* [Work to complete]:
Copy out the listing that follows, exactly, without its pictures.
>>
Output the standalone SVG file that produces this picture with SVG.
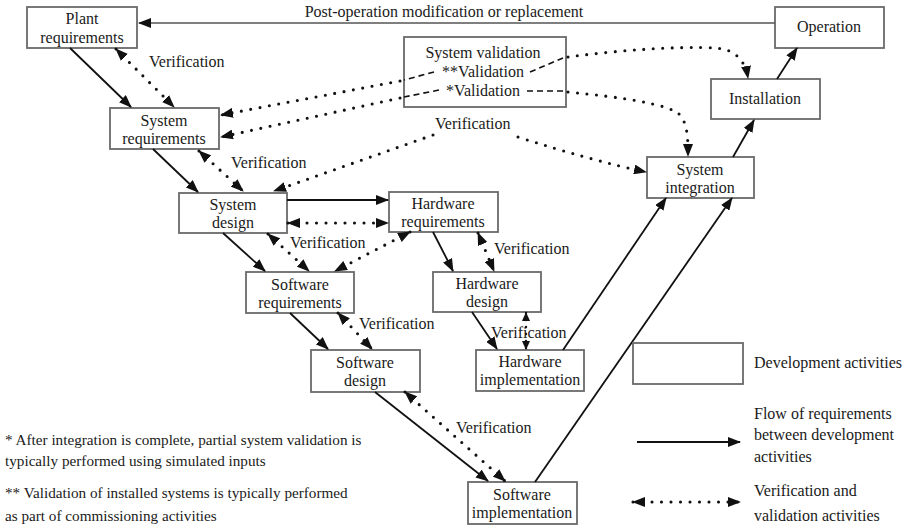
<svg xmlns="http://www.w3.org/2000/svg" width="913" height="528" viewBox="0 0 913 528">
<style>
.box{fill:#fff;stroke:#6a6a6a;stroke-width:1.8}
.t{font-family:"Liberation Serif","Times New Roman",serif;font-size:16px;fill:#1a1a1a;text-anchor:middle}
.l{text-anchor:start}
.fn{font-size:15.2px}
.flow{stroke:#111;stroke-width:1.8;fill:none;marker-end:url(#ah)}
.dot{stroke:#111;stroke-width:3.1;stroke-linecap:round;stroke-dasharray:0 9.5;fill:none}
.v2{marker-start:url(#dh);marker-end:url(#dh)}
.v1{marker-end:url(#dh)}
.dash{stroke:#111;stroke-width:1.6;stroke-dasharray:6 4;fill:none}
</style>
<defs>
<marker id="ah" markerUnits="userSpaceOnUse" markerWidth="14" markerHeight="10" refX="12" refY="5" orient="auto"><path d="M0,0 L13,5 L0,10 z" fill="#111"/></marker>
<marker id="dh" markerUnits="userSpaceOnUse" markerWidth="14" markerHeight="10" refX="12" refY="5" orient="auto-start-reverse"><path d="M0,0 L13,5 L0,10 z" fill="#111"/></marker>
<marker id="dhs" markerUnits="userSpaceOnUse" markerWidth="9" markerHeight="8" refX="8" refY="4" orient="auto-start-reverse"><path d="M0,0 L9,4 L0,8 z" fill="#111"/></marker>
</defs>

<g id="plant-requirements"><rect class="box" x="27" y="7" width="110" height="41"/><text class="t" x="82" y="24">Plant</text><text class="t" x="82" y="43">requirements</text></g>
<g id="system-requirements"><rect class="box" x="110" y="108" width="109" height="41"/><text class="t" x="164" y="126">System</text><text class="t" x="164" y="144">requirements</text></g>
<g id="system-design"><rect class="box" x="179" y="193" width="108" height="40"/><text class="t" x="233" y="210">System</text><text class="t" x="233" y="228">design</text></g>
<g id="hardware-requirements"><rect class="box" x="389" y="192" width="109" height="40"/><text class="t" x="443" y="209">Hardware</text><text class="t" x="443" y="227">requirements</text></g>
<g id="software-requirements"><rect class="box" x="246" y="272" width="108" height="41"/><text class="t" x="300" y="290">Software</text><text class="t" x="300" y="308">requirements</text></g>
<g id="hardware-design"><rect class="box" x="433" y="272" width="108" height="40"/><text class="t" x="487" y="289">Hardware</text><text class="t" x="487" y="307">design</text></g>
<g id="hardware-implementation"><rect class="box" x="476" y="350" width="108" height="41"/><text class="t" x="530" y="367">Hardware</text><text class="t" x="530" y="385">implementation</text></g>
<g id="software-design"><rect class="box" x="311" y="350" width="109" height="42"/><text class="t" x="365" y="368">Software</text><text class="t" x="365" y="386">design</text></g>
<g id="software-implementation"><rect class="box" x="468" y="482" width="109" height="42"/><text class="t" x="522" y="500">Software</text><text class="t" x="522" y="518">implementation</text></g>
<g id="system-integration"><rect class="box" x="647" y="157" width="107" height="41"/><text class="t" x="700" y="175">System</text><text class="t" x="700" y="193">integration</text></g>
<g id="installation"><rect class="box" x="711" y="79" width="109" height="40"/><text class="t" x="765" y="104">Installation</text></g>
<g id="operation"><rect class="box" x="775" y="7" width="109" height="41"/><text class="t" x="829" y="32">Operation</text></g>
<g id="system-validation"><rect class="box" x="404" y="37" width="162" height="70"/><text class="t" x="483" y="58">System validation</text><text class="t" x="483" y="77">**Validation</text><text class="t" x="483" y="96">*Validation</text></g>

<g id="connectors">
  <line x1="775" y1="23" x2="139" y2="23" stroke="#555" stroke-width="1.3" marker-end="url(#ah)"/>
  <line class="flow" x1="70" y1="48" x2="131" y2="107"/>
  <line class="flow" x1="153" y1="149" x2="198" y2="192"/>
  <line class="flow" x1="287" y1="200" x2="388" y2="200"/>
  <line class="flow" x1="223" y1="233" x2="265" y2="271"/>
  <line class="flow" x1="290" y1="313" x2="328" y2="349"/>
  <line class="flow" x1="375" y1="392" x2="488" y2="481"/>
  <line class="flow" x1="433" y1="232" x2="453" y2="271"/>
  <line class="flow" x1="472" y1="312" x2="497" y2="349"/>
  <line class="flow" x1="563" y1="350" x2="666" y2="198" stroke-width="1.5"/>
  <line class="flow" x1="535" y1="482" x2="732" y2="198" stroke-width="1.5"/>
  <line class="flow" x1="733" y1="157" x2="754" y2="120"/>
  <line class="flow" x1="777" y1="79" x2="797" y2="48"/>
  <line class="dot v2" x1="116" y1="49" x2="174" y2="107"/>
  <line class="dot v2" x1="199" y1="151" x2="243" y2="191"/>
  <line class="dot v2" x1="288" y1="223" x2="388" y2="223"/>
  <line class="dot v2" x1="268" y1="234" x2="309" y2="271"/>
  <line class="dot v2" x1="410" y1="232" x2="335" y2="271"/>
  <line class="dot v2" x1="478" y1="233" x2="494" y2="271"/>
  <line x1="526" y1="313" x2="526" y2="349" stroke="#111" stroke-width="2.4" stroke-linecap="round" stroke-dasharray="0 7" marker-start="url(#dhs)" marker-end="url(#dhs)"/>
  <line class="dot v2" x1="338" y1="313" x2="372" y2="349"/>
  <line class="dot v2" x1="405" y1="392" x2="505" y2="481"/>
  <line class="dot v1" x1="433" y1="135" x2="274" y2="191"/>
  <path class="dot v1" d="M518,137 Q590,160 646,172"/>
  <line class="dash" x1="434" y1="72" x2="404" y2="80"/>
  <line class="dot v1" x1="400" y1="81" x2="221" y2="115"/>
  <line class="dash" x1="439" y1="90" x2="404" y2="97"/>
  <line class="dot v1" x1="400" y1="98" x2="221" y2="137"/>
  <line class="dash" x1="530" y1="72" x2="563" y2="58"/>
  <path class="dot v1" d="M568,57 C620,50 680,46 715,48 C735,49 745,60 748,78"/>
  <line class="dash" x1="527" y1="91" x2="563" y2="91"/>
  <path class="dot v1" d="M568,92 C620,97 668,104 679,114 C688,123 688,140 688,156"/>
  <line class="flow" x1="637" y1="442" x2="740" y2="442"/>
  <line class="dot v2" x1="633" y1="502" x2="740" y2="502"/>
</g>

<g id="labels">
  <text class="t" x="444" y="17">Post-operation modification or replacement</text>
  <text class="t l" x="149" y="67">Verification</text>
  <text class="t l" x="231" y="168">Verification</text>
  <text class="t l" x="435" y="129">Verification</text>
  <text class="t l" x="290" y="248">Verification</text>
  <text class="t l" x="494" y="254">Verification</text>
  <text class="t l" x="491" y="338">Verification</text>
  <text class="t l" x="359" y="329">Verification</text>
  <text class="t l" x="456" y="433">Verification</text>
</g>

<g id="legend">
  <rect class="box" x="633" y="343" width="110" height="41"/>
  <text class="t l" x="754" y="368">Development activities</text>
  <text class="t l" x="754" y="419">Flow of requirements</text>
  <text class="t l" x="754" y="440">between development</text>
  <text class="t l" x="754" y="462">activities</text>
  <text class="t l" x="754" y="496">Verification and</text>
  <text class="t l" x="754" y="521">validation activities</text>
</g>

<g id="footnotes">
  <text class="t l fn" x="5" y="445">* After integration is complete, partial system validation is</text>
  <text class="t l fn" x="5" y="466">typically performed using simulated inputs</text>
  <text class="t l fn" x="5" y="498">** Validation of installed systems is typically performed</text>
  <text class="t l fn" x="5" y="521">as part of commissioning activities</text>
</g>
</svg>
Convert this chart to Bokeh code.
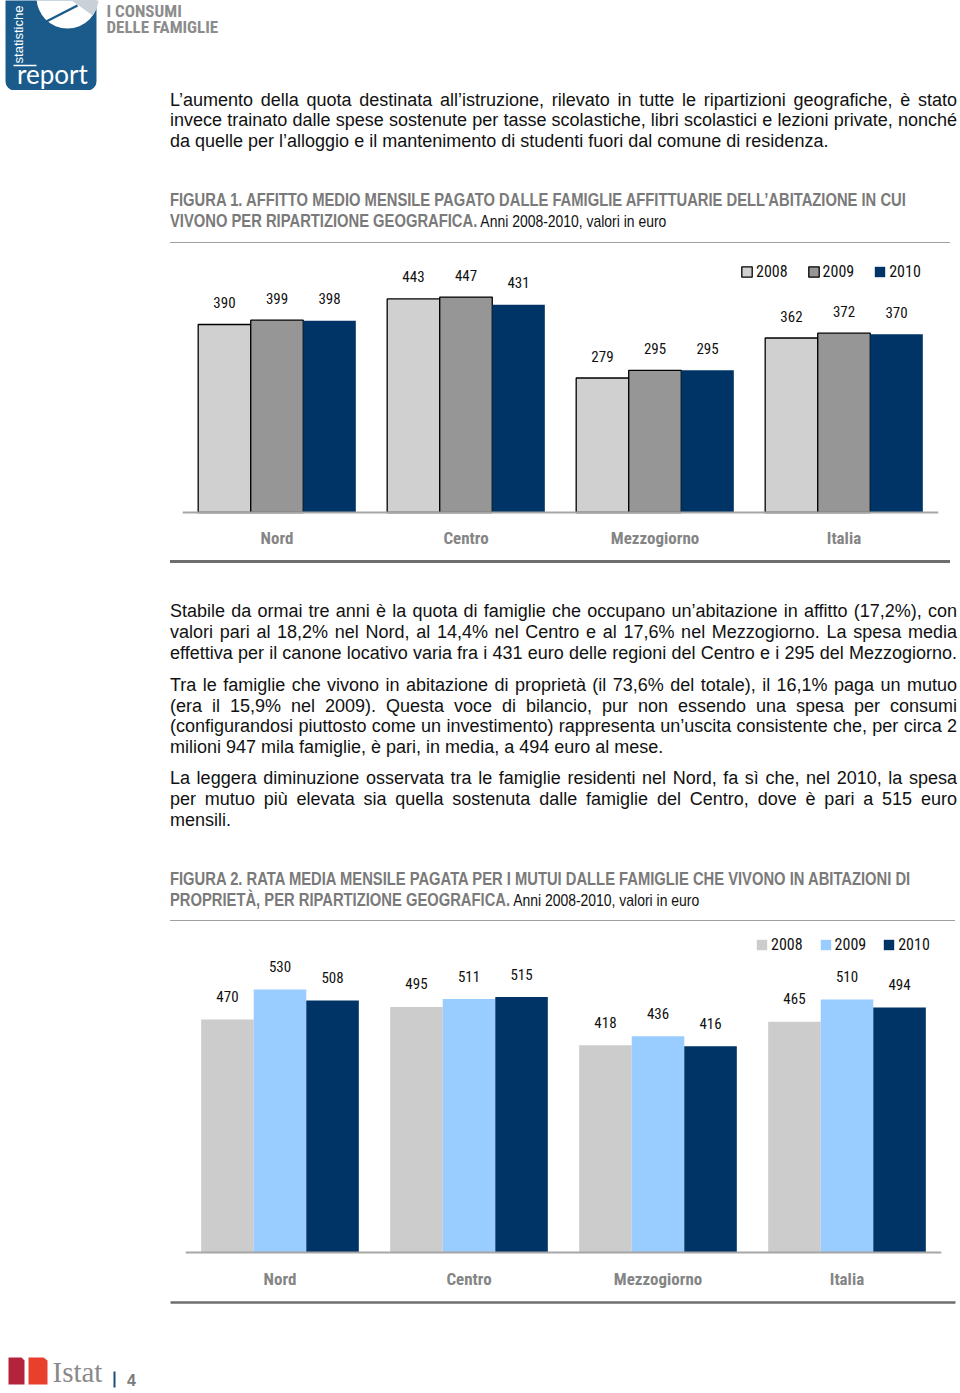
<<
* [Written response]:
Output the standalone SVG file that produces this picture with SVG.
<svg xmlns="http://www.w3.org/2000/svg" width="913" height="528" viewBox="0 0 913 528">
<style>
.box{fill:#fff;stroke:#6a6a6a;stroke-width:1.8}
.t{font-family:"Liberation Serif","Times New Roman",serif;font-size:16px;fill:#1a1a1a;text-anchor:middle}
.l{text-anchor:start}
.fn{font-size:15.2px}
.flow{stroke:#111;stroke-width:1.8;fill:none;marker-end:url(#ah)}
.dot{stroke:#111;stroke-width:3.1;stroke-linecap:round;stroke-dasharray:0 9.5;fill:none}
.v2{marker-start:url(#dh);marker-end:url(#dh)}
.v1{marker-end:url(#dh)}
.dash{stroke:#111;stroke-width:1.6;stroke-dasharray:6 4;fill:none}
</style>
<defs>
<marker id="ah" markerUnits="userSpaceOnUse" markerWidth="14" markerHeight="10" refX="12" refY="5" orient="auto"><path d="M0,0 L13,5 L0,10 z" fill="#111"/></marker>
<marker id="dh" markerUnits="userSpaceOnUse" markerWidth="14" markerHeight="10" refX="12" refY="5" orient="auto-start-reverse"><path d="M0,0 L13,5 L0,10 z" fill="#111"/></marker>
<marker id="dhs" markerUnits="userSpaceOnUse" markerWidth="9" markerHeight="8" refX="8" refY="4" orient="auto-start-reverse"><path d="M0,0 L9,4 L0,8 z" fill="#111"/></marker>
</defs>

<g id="plant-requirements"><rect class="box" x="27" y="7" width="110" height="41"/><text class="t" x="82" y="24">Plant</text><text class="t" x="82" y="43">requirements</text></g>
<g id="system-requirements"><rect class="box" x="110" y="108" width="109" height="41"/><text class="t" x="164" y="126">System</text><text class="t" x="164" y="144">requirements</text></g>
<g id="system-design"><rect class="box" x="179" y="193" width="108" height="40"/><text class="t" x="233" y="210">System</text><text class="t" x="233" y="228">design</text></g>
<g id="hardware-requirements"><rect class="box" x="389" y="192" width="109" height="40"/><text class="t" x="443" y="209">Hardware</text><text class="t" x="443" y="227">requirements</text></g>
<g id="software-requirements"><rect class="box" x="246" y="272" width="108" height="41"/><text class="t" x="300" y="290">Software</text><text class="t" x="300" y="308">requirements</text></g>
<g id="hardware-design"><rect class="box" x="433" y="272" width="108" height="40"/><text class="t" x="487" y="289">Hardware</text><text class="t" x="487" y="307">design</text></g>
<g id="hardware-implementation"><rect class="box" x="476" y="350" width="108" height="41"/><text class="t" x="530" y="367">Hardware</text><text class="t" x="530" y="385">implementation</text></g>
<g id="software-design"><rect class="box" x="311" y="350" width="109" height="42"/><text class="t" x="365" y="368">Software</text><text class="t" x="365" y="386">design</text></g>
<g id="software-implementation"><rect class="box" x="468" y="482" width="109" height="42"/><text class="t" x="522" y="500">Software</text><text class="t" x="522" y="518">implementation</text></g>
<g id="system-integration"><rect class="box" x="647" y="157" width="107" height="41"/><text class="t" x="700" y="175">System</text><text class="t" x="700" y="193">integration</text></g>
<g id="installation"><rect class="box" x="711" y="79" width="109" height="40"/><text class="t" x="765" y="104">Installation</text></g>
<g id="operation"><rect class="box" x="775" y="7" width="109" height="41"/><text class="t" x="829" y="32">Operation</text></g>
<g id="system-validation"><rect class="box" x="404" y="37" width="162" height="70"/><text class="t" x="483" y="58">System validation</text><text class="t" x="483" y="77">**Validation</text><text class="t" x="483" y="96">*Validation</text></g>

<g id="connectors">
  <line x1="775" y1="23" x2="139" y2="23" stroke="#555" stroke-width="1.3" marker-end="url(#ah)"/>
  <line class="flow" x1="70" y1="48" x2="131" y2="107"/>
  <line class="flow" x1="153" y1="149" x2="198" y2="192"/>
  <line class="flow" x1="287" y1="200" x2="388" y2="200"/>
  <line class="flow" x1="223" y1="233" x2="265" y2="271"/>
  <line class="flow" x1="290" y1="313" x2="328" y2="349"/>
  <line class="flow" x1="375" y1="392" x2="488" y2="481"/>
  <line class="flow" x1="433" y1="232" x2="453" y2="271"/>
  <line class="flow" x1="472" y1="312" x2="497" y2="349"/>
  <line class="flow" x1="563" y1="350" x2="666" y2="198" stroke-width="1.5"/>
  <line class="flow" x1="535" y1="482" x2="732" y2="198" stroke-width="1.5"/>
  <line class="flow" x1="733" y1="157" x2="754" y2="120"/>
  <line class="flow" x1="777" y1="79" x2="797" y2="48"/>
  <line class="dot v2" x1="116" y1="49" x2="174" y2="107"/>
  <line class="dot v2" x1="199" y1="151" x2="243" y2="191"/>
  <line class="dot v2" x1="288" y1="223" x2="388" y2="223"/>
  <line class="dot v2" x1="268" y1="234" x2="309" y2="271"/>
  <line class="dot v2" x1="410" y1="232" x2="335" y2="271"/>
  <line class="dot v2" x1="478" y1="233" x2="494" y2="271"/>
  <line x1="526" y1="313" x2="526" y2="349" stroke="#111" stroke-width="2.4" stroke-linecap="round" stroke-dasharray="0 7" marker-start="url(#dhs)" marker-end="url(#dhs)"/>
  <line class="dot v2" x1="338" y1="313" x2="372" y2="349"/>
  <line class="dot v2" x1="405" y1="392" x2="505" y2="481"/>
  <line class="dot v1" x1="433" y1="135" x2="274" y2="191"/>
  <path class="dot v1" d="M518,137 Q590,160 646,172"/>
  <line class="dash" x1="434" y1="72" x2="404" y2="80"/>
  <line class="dot v1" x1="400" y1="81" x2="221" y2="115"/>
  <line class="dash" x1="439" y1="90" x2="404" y2="97"/>
  <line class="dot v1" x1="400" y1="98" x2="221" y2="137"/>
  <line class="dash" x1="530" y1="72" x2="563" y2="58"/>
  <path class="dot v1" d="M568,57 C620,50 680,46 715,48 C735,49 745,60 748,78"/>
  <line class="dash" x1="527" y1="91" x2="563" y2="91"/>
  <path class="dot v1" d="M568,92 C620,97 668,104 679,114 C688,123 688,140 688,156"/>
  <line class="flow" x1="637" y1="442" x2="740" y2="442"/>
  <line class="dot v2" x1="633" y1="502" x2="740" y2="502"/>
</g>

<g id="labels">
  <text class="t" x="444" y="17">Post-operation modification or replacement</text>
  <text class="t l" x="149" y="67">Verification</text>
  <text class="t l" x="231" y="168">Verification</text>
  <text class="t l" x="435" y="129">Verification</text>
  <text class="t l" x="290" y="248">Verification</text>
  <text class="t l" x="494" y="254">Verification</text>
  <text class="t l" x="491" y="338">Verification</text>
  <text class="t l" x="359" y="329">Verification</text>
  <text class="t l" x="456" y="433">Verification</text>
</g>

<g id="legend">
  <rect class="box" x="633" y="343" width="110" height="41"/>
  <text class="t l" x="754" y="368">Development activities</text>
  <text class="t l" x="754" y="419">Flow of requirements</text>
  <text class="t l" x="754" y="440">between development</text>
  <text class="t l" x="754" y="462">activities</text>
  <text class="t l" x="754" y="496">Verification and</text>
  <text class="t l" x="754" y="521">validation activities</text>
</g>

<g id="footnotes">
  <text class="t l fn" x="5" y="445">* After integration is complete, partial system validation is</text>
  <text class="t l fn" x="5" y="466">typically performed using simulated inputs</text>
  <text class="t l fn" x="5" y="498">** Validation of installed systems is typically performed</text>
  <text class="t l fn" x="5" y="521">as part of commissioning activities</text>
</g>
</svg>
Convert this chart to Bokeh code.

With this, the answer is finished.